# START OF Material

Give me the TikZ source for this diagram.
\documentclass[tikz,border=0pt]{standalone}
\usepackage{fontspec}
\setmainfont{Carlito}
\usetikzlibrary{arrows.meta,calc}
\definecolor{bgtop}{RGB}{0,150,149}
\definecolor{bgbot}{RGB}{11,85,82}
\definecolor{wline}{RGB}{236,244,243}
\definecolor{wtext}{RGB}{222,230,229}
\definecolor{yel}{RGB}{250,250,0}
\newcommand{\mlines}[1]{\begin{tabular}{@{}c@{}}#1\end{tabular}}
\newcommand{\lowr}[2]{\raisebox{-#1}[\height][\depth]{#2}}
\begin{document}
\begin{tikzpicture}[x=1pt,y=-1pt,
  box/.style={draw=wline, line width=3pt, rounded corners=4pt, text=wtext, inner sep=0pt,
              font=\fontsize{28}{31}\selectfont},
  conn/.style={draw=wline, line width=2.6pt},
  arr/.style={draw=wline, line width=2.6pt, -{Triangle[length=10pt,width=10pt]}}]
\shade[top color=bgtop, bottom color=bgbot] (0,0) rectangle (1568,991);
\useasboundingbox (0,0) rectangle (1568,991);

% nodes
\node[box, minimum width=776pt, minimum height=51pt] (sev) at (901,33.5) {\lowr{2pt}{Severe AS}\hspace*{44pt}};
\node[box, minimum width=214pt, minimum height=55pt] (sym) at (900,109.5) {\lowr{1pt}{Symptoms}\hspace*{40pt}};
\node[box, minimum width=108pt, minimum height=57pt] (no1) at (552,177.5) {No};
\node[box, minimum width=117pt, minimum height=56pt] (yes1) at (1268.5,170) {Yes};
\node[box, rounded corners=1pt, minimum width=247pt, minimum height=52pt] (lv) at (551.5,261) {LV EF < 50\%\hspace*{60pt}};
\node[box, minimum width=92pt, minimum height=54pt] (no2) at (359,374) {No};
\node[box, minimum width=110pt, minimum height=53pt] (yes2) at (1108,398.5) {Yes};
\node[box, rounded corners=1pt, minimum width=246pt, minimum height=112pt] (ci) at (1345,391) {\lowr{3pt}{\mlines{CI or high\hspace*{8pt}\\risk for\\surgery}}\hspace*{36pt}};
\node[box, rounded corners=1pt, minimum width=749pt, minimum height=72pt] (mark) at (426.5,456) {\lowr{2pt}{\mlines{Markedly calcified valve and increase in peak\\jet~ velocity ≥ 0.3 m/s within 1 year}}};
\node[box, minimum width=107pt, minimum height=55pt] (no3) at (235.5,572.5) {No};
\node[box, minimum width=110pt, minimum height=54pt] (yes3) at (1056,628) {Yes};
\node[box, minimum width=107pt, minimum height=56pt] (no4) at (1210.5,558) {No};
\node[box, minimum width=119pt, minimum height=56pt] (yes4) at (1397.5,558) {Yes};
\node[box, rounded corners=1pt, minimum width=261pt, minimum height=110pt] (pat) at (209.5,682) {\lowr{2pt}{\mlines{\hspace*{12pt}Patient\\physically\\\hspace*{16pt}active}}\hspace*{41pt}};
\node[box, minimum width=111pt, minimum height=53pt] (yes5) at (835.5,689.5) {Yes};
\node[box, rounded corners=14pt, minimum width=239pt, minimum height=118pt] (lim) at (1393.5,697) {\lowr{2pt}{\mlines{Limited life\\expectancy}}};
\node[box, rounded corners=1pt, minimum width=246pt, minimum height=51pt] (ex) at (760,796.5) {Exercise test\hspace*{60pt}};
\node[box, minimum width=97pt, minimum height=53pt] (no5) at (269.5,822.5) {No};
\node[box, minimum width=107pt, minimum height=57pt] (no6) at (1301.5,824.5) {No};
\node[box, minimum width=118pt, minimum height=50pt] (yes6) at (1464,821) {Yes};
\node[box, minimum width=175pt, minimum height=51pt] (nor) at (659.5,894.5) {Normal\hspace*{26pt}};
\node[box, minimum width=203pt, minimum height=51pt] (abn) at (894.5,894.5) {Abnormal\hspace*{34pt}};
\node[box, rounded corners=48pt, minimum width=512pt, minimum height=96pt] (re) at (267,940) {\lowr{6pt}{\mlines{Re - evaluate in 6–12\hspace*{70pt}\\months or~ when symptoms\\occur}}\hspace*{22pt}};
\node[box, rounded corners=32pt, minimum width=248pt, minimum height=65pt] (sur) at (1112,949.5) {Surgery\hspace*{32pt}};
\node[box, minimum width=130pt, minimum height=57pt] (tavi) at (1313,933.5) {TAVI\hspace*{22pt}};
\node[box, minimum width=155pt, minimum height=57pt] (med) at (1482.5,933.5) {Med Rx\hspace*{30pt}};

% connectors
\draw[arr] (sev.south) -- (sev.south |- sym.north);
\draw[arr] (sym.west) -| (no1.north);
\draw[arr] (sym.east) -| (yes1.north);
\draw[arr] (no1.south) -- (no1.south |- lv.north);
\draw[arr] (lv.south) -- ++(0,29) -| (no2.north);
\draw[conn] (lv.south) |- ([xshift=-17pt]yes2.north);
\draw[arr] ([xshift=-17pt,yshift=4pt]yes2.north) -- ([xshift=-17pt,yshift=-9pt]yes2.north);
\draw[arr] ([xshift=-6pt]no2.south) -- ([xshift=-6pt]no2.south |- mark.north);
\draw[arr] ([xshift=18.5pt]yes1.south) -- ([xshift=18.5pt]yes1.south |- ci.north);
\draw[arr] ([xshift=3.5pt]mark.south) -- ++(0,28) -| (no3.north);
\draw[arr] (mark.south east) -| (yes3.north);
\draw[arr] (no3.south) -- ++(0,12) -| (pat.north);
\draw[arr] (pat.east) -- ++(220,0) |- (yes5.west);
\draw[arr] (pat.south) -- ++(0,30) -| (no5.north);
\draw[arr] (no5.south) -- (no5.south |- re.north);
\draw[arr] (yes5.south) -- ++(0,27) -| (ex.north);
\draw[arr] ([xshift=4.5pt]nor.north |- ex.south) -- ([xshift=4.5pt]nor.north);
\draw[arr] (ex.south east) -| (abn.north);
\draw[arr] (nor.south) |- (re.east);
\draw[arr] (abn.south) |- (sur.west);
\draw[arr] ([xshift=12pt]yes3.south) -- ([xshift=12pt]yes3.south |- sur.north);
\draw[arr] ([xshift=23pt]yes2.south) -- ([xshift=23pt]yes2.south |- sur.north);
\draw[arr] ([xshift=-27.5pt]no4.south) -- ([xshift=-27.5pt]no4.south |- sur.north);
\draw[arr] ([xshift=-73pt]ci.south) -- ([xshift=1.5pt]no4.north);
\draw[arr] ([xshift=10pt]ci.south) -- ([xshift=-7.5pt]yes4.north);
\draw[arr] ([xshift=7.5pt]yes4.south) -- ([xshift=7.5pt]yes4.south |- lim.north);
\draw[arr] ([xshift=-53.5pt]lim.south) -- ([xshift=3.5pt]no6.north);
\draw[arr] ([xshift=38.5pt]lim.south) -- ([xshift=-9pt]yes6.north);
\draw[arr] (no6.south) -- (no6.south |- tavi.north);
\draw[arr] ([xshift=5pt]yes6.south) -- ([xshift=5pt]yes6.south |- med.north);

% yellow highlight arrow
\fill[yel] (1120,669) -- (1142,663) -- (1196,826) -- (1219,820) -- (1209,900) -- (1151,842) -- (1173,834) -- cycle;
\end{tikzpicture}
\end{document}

# END OF Material

> _Task details_
Every line above should be written out again exactly as it stands.

> _Result of this exercise_
Give me the TikZ source for this diagram.
\documentclass[tikz,border=0pt]{standalone}
\usepackage{fontspec}
\setmainfont{Carlito}
\usetikzlibrary{arrows.meta,calc}
\definecolor{bgtop}{RGB}{0,150,149}
\definecolor{bgbot}{RGB}{11,85,82}
\definecolor{wline}{RGB}{236,244,243}
\definecolor{wtext}{RGB}{222,230,229}
\definecolor{yel}{RGB}{250,250,0}
\newcommand{\mlines}[1]{\begin{tabular}{@{}c@{}}#1\end{tabular}}
\newcommand{\lowr}[2]{\raisebox{-#1}[\height][\depth]{#2}}
\begin{document}
\begin{tikzpicture}[x=1pt,y=-1pt,
  box/.style={draw=wline, line width=3pt, rounded corners=4pt, text=wtext, inner sep=0pt,
              font=\fontsize{28}{31}\selectfont},
  conn/.style={draw=wline, line width=2.6pt},
  arr/.style={draw=wline, line width=2.6pt, -{Triangle[length=10pt,width=10pt]}}]
\shade[top color=bgtop, bottom color=bgbot] (0,0) rectangle (1568,991);
\useasboundingbox (0,0) rectangle (1568,991);

% nodes
\node[box, minimum width=776pt, minimum height=51pt] (sev) at (901,33.5) {\lowr{2pt}{Severe AS}\hspace*{44pt}};
\node[box, minimum width=214pt, minimum height=55pt] (sym) at (900,109.5) {\lowr{1pt}{Symptoms}\hspace*{40pt}};
\node[box, minimum width=108pt, minimum height=57pt] (no1) at (552,177.5) {No};
\node[box, minimum width=117pt, minimum height=56pt] (yes1) at (1268.5,170) {Yes};
\node[box, rounded corners=1pt, minimum width=247pt, minimum height=52pt] (lv) at (551.5,261) {LV EF < 50\%\hspace*{60pt}};
\node[box, minimum width=92pt, minimum height=54pt] (no2) at (359,374) {No};
\node[box, minimum width=110pt, minimum height=53pt] (yes2) at (1108,398.5) {Yes};
\node[box, rounded corners=1pt, minimum width=246pt, minimum height=112pt] (ci) at (1345,391) {\lowr{3pt}{\mlines{CI or high\hspace*{8pt}\\risk for\\surgery}}\hspace*{36pt}};
\node[box, rounded corners=1pt, minimum width=749pt, minimum height=72pt] (mark) at (426.5,456) {\lowr{2pt}{\mlines{Markedly calcified valve and increase in peak\\jet~ velocity ≥ 0.3 m/s within 1 year}}};
\node[box, minimum width=107pt, minimum height=55pt] (no3) at (235.5,572.5) {No};
\node[box, minimum width=110pt, minimum height=54pt] (yes3) at (1056,628) {Yes};
\node[box, minimum width=107pt, minimum height=56pt] (no4) at (1210.5,558) {No};
\node[box, minimum width=119pt, minimum height=56pt] (yes4) at (1397.5,558) {Yes};
\node[box, rounded corners=1pt, minimum width=261pt, minimum height=110pt] (pat) at (209.5,682) {\lowr{2pt}{\mlines{\hspace*{12pt}Patient\\physically\\\hspace*{16pt}active}}\hspace*{41pt}};
\node[box, minimum width=111pt, minimum height=53pt] (yes5) at (835.5,689.5) {Yes};
\node[box, rounded corners=14pt, minimum width=239pt, minimum height=118pt] (lim) at (1393.5,697) {\lowr{2pt}{\mlines{Limited life\\expectancy}}};
\node[box, rounded corners=1pt, minimum width=246pt, minimum height=51pt] (ex) at (760,796.5) {Exercise test\hspace*{60pt}};
\node[box, minimum width=97pt, minimum height=53pt] (no5) at (269.5,822.5) {No};
\node[box, minimum width=107pt, minimum height=57pt] (no6) at (1301.5,824.5) {No};
\node[box, minimum width=118pt, minimum height=50pt] (yes6) at (1464,821) {Yes};
\node[box, minimum width=175pt, minimum height=51pt] (nor) at (659.5,894.5) {Normal\hspace*{26pt}};
\node[box, minimum width=203pt, minimum height=51pt] (abn) at (894.5,894.5) {Abnormal\hspace*{34pt}};
\node[box, rounded corners=48pt, minimum width=512pt, minimum height=96pt] (re) at (267,940) {\lowr{6pt}{\mlines{Re - evaluate in 6–12\hspace*{70pt}\\months or~ when symptoms\\occur}}\hspace*{22pt}};
\node[box, rounded corners=32pt, minimum width=248pt, minimum height=65pt] (sur) at (1112,949.5) {Surgery\hspace*{32pt}};
\node[box, minimum width=130pt, minimum height=57pt] (tavi) at (1313,933.5) {TAVI\hspace*{22pt}};
\node[box, minimum width=155pt, minimum height=57pt] (med) at (1482.5,933.5) {Med Rx\hspace*{30pt}};

% connectors
\draw[arr] (sev.south) -- (sev.south |- sym.north);
\draw[arr] (sym.west) -| (no1.north);
\draw[arr] (sym.east) -| (yes1.north);
\draw[arr] (no1.south) -- (no1.south |- lv.north);
\draw[arr] (lv.south) -- ++(0,29) -| (no2.north);
\draw[conn] (lv.south) |- ([xshift=-17pt]yes2.north);
\draw[arr] ([xshift=-17pt,yshift=4pt]yes2.north) -- ([xshift=-17pt,yshift=-9pt]yes2.north);
\draw[arr] ([xshift=-6pt]no2.south) -- ([xshift=-6pt]no2.south |- mark.north);
\draw[arr] ([xshift=18.5pt]yes1.south) -- ([xshift=18.5pt]yes1.south |- ci.north);
\draw[arr] ([xshift=3.5pt]mark.south) -- ++(0,28) -| (no3.north);
\draw[arr] (mark.south east) -| (yes3.north);
\draw[arr] (no3.south) -- ++(0,12) -| (pat.north);
\draw[arr] (pat.east) -- ++(220,0) |- (yes5.west);
\draw[arr] (pat.south) -- ++(0,30) -| (no5.north);
\draw[arr] (no5.south) -- (no5.south |- re.north);
\draw[arr] (yes5.south) -- ++(0,27) -| (ex.north);
\draw[arr] ([xshift=4.5pt]nor.north |- ex.south) -- ([xshift=4.5pt]nor.north);
\draw[arr] (ex.south east) -| (abn.north);
\draw[arr] (nor.south) |- (re.east);
\draw[arr] (abn.south) |- (sur.west);
\draw[arr] ([xshift=12pt]yes3.south) -- ([xshift=12pt]yes3.south |- sur.north);
\draw[arr] ([xshift=23pt]yes2.south) -- ([xshift=23pt]yes2.south |- sur.north);
\draw[arr] ([xshift=-27.5pt]no4.south) -- ([xshift=-27.5pt]no4.south |- sur.north);
\draw[arr] ([xshift=-73pt]ci.south) -- ([xshift=1.5pt]no4.north);
\draw[arr] ([xshift=10pt]ci.south) -- ([xshift=-7.5pt]yes4.north);
\draw[arr] ([xshift=7.5pt]yes4.south) -- ([xshift=7.5pt]yes4.south |- lim.north);
\draw[arr] ([xshift=-53.5pt]lim.south) -- ([xshift=3.5pt]no6.north);
\draw[arr] ([xshift=38.5pt]lim.south) -- ([xshift=-9pt]yes6.north);
\draw[arr] (no6.south) -- (no6.south |- tavi.north);
\draw[arr] ([xshift=5pt]yes6.south) -- ([xshift=5pt]yes6.south |- med.north);

% yellow highlight arrow
\fill[yel] (1120,669) -- (1142,663) -- (1196,826) -- (1219,820) -- (1209,900) -- (1151,842) -- (1173,834) -- cycle;
\end{tikzpicture}
\end{document}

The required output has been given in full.